(Work to be completed)
Don't include pictures. Quote the lines below from the first through the line that contains "const averageY = [-0.15, 2.0];".

Records with drawing code

-- BEGIN --

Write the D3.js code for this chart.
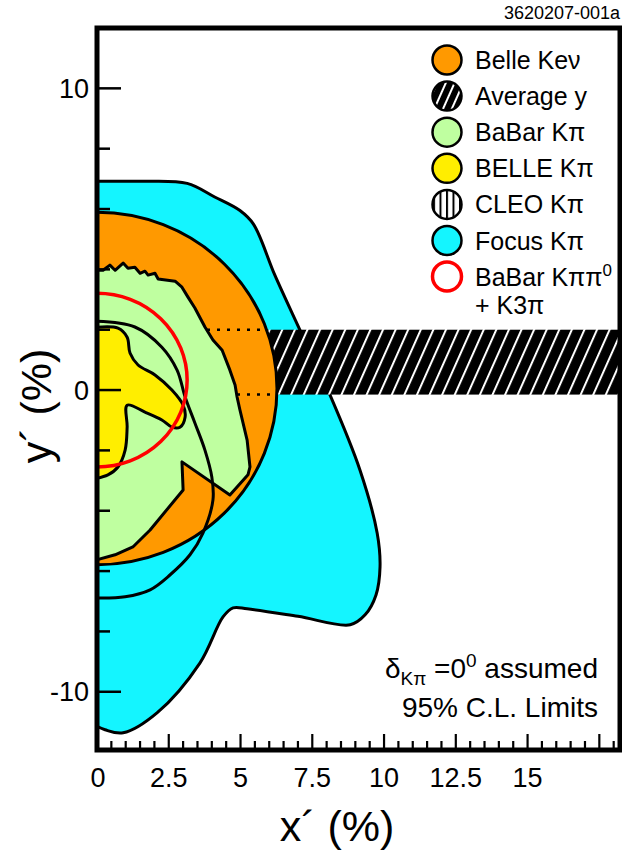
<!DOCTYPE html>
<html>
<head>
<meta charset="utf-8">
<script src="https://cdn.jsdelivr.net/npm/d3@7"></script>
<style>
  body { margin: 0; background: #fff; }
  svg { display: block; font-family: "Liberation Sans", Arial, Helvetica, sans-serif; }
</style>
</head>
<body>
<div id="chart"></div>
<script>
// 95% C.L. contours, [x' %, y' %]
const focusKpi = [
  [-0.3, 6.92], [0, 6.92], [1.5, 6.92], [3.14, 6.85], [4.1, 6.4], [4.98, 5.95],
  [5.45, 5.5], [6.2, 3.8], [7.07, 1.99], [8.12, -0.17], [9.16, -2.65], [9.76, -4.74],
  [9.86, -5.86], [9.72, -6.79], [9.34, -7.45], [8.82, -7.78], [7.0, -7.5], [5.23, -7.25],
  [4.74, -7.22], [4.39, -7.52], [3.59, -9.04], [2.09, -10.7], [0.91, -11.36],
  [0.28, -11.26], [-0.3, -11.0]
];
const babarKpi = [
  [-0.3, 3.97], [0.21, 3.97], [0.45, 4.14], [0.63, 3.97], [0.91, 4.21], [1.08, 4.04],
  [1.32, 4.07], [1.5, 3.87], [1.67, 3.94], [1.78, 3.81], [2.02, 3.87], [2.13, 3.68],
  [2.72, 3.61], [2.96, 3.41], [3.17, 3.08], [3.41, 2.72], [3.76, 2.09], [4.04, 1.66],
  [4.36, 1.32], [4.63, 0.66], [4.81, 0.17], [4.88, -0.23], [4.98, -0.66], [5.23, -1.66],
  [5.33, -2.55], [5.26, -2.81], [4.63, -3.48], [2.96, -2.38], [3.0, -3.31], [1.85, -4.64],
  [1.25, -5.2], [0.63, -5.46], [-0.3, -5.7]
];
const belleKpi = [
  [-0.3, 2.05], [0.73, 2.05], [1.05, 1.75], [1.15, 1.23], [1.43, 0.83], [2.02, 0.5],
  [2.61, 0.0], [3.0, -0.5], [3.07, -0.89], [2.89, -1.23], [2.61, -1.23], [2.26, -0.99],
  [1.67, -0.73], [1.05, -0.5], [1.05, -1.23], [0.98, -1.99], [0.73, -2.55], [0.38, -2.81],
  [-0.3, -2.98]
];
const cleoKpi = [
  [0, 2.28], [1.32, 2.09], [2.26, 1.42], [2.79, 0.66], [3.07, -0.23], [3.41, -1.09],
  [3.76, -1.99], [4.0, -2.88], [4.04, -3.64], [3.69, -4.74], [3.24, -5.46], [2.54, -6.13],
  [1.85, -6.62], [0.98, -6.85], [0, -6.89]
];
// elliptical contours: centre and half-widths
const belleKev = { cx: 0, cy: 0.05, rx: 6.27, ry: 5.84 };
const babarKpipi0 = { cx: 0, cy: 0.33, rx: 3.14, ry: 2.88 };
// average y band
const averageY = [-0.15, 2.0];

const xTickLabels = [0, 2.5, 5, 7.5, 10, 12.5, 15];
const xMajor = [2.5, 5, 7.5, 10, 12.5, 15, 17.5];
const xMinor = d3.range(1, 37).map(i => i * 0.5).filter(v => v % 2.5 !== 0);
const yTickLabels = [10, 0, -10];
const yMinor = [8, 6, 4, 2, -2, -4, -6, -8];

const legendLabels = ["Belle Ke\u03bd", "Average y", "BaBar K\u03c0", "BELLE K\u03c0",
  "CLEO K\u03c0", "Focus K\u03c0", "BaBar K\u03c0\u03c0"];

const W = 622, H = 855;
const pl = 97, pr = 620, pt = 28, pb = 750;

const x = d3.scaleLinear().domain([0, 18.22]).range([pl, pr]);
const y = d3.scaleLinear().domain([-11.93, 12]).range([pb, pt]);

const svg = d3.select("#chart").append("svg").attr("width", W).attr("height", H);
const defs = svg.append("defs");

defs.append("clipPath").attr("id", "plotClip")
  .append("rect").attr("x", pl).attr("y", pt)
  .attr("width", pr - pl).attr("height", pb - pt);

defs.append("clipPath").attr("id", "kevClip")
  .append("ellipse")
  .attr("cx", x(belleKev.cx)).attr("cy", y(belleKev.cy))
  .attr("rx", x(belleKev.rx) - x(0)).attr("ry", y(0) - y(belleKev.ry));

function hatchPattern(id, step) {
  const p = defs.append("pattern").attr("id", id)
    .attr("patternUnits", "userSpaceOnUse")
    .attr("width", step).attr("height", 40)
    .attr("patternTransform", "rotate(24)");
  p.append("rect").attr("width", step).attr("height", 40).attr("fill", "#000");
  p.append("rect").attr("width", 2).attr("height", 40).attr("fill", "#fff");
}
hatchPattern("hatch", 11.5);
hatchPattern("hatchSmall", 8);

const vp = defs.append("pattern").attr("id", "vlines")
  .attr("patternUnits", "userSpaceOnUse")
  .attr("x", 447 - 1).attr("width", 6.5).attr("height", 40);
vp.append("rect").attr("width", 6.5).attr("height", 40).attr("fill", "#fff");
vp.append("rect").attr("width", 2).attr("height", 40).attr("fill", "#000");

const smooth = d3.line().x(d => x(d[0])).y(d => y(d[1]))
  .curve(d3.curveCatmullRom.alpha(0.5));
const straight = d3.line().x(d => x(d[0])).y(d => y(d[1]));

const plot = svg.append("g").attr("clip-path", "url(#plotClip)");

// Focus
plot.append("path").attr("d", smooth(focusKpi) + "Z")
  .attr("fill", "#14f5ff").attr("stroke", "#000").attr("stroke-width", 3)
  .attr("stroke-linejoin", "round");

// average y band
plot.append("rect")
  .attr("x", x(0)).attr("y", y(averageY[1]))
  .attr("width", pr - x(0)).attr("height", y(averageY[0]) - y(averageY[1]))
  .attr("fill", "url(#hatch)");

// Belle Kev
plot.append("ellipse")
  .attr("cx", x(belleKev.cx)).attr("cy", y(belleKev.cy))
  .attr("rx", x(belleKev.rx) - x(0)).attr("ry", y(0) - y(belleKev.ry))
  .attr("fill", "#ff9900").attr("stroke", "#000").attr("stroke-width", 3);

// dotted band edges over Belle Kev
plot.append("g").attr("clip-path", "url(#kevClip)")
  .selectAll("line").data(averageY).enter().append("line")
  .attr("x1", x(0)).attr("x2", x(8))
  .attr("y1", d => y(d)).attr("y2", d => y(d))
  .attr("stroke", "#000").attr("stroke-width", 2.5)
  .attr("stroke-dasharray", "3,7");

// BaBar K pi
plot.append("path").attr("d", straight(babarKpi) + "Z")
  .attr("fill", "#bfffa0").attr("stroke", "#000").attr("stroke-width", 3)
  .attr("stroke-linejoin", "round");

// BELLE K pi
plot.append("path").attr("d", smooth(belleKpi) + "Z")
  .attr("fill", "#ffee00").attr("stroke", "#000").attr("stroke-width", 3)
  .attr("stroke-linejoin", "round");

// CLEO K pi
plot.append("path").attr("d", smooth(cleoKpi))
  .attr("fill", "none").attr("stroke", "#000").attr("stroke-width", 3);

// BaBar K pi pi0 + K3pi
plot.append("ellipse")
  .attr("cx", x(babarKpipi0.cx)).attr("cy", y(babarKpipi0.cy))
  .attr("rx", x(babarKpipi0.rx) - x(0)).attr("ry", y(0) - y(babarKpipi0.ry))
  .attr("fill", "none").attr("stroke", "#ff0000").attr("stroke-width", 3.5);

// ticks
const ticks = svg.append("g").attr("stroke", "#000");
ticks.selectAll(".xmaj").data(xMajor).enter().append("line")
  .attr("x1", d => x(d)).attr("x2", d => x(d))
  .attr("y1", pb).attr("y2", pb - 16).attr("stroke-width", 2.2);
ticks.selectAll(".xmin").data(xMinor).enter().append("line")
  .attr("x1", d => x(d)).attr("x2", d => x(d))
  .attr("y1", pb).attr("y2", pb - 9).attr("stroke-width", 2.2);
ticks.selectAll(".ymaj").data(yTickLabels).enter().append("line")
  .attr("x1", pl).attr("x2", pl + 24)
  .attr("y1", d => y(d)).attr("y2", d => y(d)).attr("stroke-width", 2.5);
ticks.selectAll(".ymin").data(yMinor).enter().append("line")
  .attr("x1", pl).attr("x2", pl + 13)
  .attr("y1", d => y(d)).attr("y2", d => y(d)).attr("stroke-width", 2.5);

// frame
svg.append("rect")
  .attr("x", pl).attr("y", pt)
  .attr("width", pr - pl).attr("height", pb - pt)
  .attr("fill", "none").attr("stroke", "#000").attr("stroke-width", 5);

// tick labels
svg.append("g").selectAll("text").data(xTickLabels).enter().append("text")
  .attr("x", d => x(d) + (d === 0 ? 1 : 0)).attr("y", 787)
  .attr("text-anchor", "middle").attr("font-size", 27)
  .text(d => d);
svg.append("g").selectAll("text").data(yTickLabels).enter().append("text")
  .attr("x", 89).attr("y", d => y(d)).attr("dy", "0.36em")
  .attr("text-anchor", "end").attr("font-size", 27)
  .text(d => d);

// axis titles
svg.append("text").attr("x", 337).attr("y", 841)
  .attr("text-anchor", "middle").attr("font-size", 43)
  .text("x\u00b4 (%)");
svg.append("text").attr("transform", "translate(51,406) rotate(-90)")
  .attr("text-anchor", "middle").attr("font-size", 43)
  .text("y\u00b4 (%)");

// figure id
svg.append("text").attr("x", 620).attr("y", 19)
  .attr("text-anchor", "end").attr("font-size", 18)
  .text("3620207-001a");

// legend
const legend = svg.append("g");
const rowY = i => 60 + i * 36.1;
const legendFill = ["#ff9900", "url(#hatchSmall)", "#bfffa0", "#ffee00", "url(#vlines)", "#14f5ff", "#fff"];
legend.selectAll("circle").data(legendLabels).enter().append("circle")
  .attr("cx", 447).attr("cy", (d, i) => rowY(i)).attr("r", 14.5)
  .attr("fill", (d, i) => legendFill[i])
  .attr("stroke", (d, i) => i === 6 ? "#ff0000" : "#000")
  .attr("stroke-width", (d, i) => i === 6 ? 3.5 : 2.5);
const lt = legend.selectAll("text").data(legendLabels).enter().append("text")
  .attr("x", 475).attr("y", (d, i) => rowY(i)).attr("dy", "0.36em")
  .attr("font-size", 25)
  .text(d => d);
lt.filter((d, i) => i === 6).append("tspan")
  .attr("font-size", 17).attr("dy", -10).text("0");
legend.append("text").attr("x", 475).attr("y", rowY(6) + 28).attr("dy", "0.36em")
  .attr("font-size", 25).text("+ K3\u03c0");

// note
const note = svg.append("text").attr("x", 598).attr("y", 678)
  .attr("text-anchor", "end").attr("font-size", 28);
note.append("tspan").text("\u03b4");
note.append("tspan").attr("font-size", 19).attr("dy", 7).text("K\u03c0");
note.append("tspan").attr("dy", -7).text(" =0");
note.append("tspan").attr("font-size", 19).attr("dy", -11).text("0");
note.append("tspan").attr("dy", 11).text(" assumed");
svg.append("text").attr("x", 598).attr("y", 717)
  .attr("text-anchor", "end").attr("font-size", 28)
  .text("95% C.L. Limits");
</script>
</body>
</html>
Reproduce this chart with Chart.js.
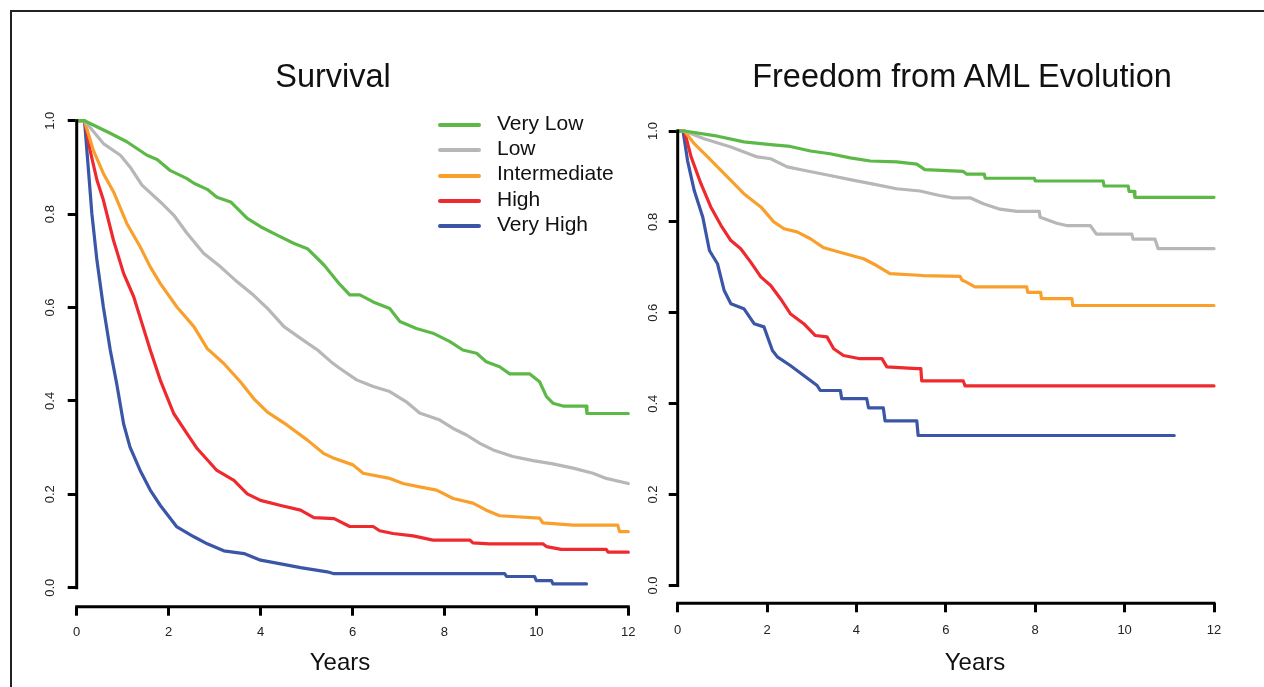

-- END --

(Output below)
Write the D3.js code for this chart.
<!DOCTYPE html>
<html>
<head>
<meta charset="utf-8">
<script src="https://cdn.jsdelivr.net/npm/d3@7"></script>
<style>
  body { margin: 0; background: #fff; }
  svg { display: block; font-family: "Liberation Sans", Arial, Helvetica, sans-serif; }
</style>
</head>
<body>
<div id="chart"></div>
<script>
// 95% C.L. contours, [x' %, y' %]
const focusKpi = [
  [-0.3, 6.92], [0, 6.92], [1.5, 6.92], [3.14, 6.85], [4.1, 6.4], [4.98, 5.95],
  [5.45, 5.5], [6.2, 3.8], [7.07, 1.99], [8.12, -0.17], [9.16, -2.65], [9.76, -4.74],
  [9.86, -5.86], [9.72, -6.79], [9.34, -7.45], [8.82, -7.78], [7.0, -7.5], [5.23, -7.25],
  [4.74, -7.22], [4.39, -7.52], [3.59, -9.04], [2.09, -10.7], [0.91, -11.36],
  [0.28, -11.26], [-0.3, -11.0]
];
const babarKpi = [
  [-0.3, 3.97], [0.21, 3.97], [0.45, 4.14], [0.63, 3.97], [0.91, 4.21], [1.08, 4.04],
  [1.32, 4.07], [1.5, 3.87], [1.67, 3.94], [1.78, 3.81], [2.02, 3.87], [2.13, 3.68],
  [2.72, 3.61], [2.96, 3.41], [3.17, 3.08], [3.41, 2.72], [3.76, 2.09], [4.04, 1.66],
  [4.36, 1.32], [4.63, 0.66], [4.81, 0.17], [4.88, -0.23], [4.98, -0.66], [5.23, -1.66],
  [5.33, -2.55], [5.26, -2.81], [4.63, -3.48], [2.96, -2.38], [3.0, -3.31], [1.85, -4.64],
  [1.25, -5.2], [0.63, -5.46], [-0.3, -5.7]
];
const belleKpi = [
  [-0.3, 2.05], [0.73, 2.05], [1.05, 1.75], [1.15, 1.23], [1.43, 0.83], [2.02, 0.5],
  [2.61, 0.0], [3.0, -0.5], [3.07, -0.89], [2.89, -1.23], [2.61, -1.23], [2.26, -0.99],
  [1.67, -0.73], [1.05, -0.5], [1.05, -1.23], [0.98, -1.99], [0.73, -2.55], [0.38, -2.81],
  [-0.3, -2.98]
];
const cleoKpi = [
  [0, 2.28], [1.32, 2.09], [2.26, 1.42], [2.79, 0.66], [3.07, -0.23], [3.41, -1.09],
  [3.76, -1.99], [4.0, -2.88], [4.04, -3.64], [3.69, -4.74], [3.24, -5.46], [2.54, -6.13],
  [1.85, -6.62], [0.98, -6.85], [0, -6.89]
];
// elliptical contours: centre and half-widths
const belleKev = { cx: 0, cy: 0.05, rx: 6.27, ry: 5.84 };
const babarKpipi0 = { cx: 0, cy: 0.33, rx: 3.14, ry: 2.88 };
// average y band
const averageY = [-0.15, 2.0];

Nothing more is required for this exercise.